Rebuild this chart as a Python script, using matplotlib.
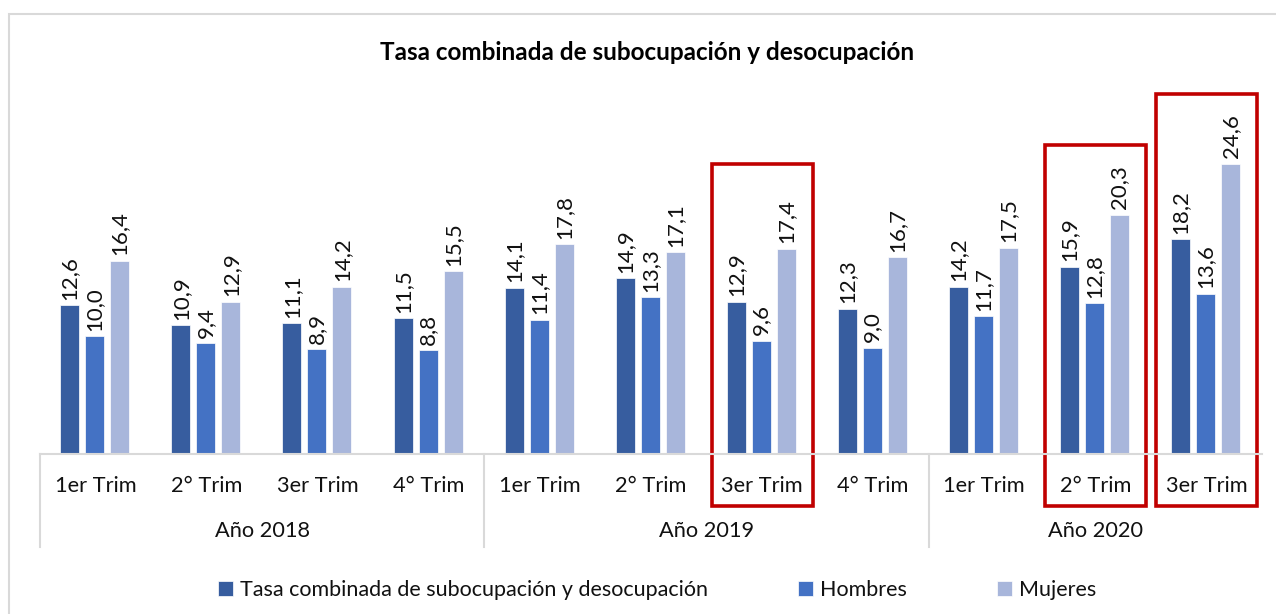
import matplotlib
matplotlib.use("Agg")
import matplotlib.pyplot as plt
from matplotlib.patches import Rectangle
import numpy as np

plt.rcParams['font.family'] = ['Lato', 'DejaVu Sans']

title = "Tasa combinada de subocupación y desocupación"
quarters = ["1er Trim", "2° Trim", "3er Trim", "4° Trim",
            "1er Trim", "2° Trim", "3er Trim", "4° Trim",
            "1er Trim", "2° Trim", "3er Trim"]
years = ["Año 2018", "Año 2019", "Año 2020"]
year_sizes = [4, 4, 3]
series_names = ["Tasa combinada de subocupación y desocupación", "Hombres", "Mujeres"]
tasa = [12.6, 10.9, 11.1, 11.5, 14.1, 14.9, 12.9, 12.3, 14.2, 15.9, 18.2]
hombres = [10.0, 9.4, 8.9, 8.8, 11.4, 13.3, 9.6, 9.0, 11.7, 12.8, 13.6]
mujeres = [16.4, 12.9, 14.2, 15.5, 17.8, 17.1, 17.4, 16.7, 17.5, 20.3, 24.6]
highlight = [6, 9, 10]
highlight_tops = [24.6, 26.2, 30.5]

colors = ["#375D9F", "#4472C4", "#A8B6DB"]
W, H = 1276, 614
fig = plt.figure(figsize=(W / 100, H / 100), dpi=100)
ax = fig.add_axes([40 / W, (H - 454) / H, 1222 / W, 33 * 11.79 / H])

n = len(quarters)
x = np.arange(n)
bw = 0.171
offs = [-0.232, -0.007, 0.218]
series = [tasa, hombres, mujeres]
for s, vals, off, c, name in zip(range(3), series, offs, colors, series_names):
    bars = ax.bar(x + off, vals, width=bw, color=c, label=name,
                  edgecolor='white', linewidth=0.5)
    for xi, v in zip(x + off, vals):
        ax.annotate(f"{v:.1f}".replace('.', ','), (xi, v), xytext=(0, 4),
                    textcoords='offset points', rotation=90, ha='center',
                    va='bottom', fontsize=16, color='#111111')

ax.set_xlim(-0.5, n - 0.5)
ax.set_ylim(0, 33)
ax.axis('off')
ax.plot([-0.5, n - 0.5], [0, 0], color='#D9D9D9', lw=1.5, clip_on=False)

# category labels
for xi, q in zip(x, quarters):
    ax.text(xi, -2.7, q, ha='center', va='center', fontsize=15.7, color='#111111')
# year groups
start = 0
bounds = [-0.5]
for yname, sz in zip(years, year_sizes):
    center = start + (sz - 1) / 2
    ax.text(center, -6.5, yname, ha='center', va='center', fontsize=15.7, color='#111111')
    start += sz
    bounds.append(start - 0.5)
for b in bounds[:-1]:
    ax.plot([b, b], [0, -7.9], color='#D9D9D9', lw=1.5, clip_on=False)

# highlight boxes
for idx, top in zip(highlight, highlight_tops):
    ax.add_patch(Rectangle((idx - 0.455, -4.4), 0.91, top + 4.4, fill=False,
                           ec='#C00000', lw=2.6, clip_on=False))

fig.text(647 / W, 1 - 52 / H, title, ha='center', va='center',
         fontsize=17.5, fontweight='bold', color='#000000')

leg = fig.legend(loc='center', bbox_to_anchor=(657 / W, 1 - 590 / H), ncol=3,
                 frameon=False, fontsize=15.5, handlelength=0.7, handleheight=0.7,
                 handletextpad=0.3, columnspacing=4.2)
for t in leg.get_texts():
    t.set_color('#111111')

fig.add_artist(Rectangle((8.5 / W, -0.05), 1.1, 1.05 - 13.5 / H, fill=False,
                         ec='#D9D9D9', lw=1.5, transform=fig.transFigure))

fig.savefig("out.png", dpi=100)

···

* Exercise instructions
Leave out the pictures, then repeat the listing above exactly from its first line to the line with "plt.rcParams['font.family'] = ['Lato', 'DejaVu", inclusive.

* Solution below
Rebuild this chart as a Python script, using matplotlib.
import matplotlib
matplotlib.use("Agg")
import matplotlib.pyplot as plt
from matplotlib.patches import Rectangle
import numpy as np

plt.rcParams['font.family'] = ['Lato', 'DejaVu Sans']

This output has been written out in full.